Note, I was pretty full by the time I got to Kossars and when you are full, the sad fact of the matter is food does not taste quite as good as "normal" when you are hungry, so you must keep in mind that I am probably underrating everything after kossars somewhat.
I then went to Gus's - 2 pickes for a buck. I thought they were slightly better than the sour's I had @ Katz's. I started taking them out of the bag while on line at...
Il lab - OK by this time I was full. My body temperature was probably at around 100 in a vain attempt to burn off the food and I started sweating while I was eating Gus's pickles on line.
Two guys were behind me and they were talking about the similarites in the genetic makeup of pigs and humans. I found this deliciously ironic, considering that despite being stuffed and sweating, I am eating sour pickles and standing on line to get gelatto. I guess some people are more similar to pigs than others :).
It was very late in the afternoon so unfortunately no chocolate left. I took a large cup ( see those guys were right :) ). Pinapple sorbet (very good but the worst of it) and a cup of vanilla, strawberry and rice flavors. The gelatto was amazing and I can no longer say that Otto's oo gelatto is the best.
For sure, the rice was even better (the best way to describe it is it is somewhat similar but better than the best rice pudding you ever had). The vanilla and strawberry were of better quality than the gelatto at Otto but I was unable to tell which I would have rather had without comparing them closer in time and hunger level.
For me to say this about anything considering how stuffed I was at this point means that Il lab is truly a special place. I was frankly shocked at how much I enjoyed it so I decided to end the tour on that high note.
Thanks RGR for your great idea. It was really special and I got to know a part of town I had very little familiarity with too to boot.
Thanks so much for your excellent detailed report! Needless to say -- but I'll say it anyway -- I'm always thrilled when someone says they enjoyed my tour. :-)
I basically arranged it geographically. But I've never thought of it as set in stone, so people are free to arrange it any way that suits them. I do think it helps if you do the tour with at least one other person so you can share everything. Otherwise, as you found out, you end up stuffed to the proverbial gills! lol
Glad you had a great weekend in NYC and that you got home safely. Come back soon! :-)

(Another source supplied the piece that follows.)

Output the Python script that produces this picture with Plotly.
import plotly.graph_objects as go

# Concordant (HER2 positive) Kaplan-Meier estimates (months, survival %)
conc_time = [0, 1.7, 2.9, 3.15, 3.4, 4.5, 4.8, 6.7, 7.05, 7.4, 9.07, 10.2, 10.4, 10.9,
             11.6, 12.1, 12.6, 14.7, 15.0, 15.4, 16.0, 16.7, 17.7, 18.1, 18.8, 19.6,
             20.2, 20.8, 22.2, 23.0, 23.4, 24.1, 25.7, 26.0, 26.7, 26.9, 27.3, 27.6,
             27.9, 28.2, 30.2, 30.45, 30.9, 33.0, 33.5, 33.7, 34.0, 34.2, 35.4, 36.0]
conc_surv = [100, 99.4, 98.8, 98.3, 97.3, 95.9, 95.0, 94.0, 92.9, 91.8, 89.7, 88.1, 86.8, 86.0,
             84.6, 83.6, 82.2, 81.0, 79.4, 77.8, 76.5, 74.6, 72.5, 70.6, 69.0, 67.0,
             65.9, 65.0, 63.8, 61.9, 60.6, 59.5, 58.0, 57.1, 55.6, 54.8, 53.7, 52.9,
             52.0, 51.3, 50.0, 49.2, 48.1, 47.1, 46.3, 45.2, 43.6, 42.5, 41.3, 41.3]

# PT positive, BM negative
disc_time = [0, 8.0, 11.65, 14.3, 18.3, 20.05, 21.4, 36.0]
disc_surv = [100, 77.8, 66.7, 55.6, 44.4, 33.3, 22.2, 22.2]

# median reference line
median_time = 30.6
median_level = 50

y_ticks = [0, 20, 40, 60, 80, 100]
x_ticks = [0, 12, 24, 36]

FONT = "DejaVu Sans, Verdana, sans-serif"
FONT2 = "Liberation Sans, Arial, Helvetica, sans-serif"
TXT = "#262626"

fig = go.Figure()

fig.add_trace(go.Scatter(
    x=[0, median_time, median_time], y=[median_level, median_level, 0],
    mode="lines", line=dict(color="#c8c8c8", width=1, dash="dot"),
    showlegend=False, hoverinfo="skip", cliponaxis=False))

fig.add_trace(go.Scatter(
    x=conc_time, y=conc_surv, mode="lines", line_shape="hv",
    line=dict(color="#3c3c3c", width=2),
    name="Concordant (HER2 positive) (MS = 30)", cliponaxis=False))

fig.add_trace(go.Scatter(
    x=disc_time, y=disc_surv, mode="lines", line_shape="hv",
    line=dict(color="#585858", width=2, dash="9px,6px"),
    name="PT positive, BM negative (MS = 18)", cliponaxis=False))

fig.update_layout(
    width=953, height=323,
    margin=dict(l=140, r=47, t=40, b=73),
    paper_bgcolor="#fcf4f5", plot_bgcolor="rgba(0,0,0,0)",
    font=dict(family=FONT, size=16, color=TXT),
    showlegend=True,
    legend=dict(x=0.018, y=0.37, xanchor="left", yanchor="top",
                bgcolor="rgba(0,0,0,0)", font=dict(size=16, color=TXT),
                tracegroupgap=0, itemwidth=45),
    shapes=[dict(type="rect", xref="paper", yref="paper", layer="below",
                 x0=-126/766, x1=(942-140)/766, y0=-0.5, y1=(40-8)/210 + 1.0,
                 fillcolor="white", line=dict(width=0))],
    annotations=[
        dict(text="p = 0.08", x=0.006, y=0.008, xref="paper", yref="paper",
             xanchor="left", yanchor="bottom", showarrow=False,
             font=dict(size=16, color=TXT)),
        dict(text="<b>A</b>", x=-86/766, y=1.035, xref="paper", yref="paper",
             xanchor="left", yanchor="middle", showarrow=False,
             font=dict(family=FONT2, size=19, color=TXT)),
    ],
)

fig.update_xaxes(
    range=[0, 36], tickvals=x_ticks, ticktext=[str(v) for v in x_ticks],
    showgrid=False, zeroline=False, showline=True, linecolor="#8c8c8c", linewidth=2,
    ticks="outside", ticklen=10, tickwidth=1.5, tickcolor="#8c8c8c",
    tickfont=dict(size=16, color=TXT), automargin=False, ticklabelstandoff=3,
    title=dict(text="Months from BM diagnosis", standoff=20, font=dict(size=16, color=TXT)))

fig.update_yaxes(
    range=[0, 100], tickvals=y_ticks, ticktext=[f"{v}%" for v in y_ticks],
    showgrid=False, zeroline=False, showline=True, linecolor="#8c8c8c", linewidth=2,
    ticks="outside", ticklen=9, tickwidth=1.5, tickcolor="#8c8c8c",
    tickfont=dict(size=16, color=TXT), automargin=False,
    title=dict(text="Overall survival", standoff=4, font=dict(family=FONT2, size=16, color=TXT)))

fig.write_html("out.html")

-tuna salad with sliced egg sandwich or Slow Roasted Pork sandwich at Bouchon Bakery (Time Warner Center)?
-or pull pork sandwich at Gramercy Tavern (Bar)?
-or Pork Buns or Banh Mi at Momofuku Ssam Bar (as suggested by kathryn)?
- or Porchetta sandwich at Centovini?
- or a quick bit of ham and fried egg sandwich with gorganzola cheese at wichcraft?
- last but not least, ice-cream sandwich at Otto?
Tartine of Slow Roasted Pork on Pain de Campagne spiced pulled pork shoulder, whole grain mustard, braised red cabbage and shaved Fuji apple
Sorry for the confusion! The "Tartine of Slow Roasted Pork on Pain de Campagne spiced pulled pork shoulder, whole grain mustard, braised red cabbage and shaved Fuji apple" was the description of the pork sandwich that I had at Bouchon Bakery. I didn't remember exactly what kind of pork was in the my sandwich, so I looked it up on the internet. Now the description really triggers my craving for that sandwich!
Whenever I am in the mood for a sandwich (or burger) I head to Bar 89,89 Mercer Street in SoHo. I haven't tried any of the pork sandwiches, but the Country Cousin, Tuna, BLT and Grilled Cheese are great. So are the appetizers! Affordable, except for the drinks, which are large and potent!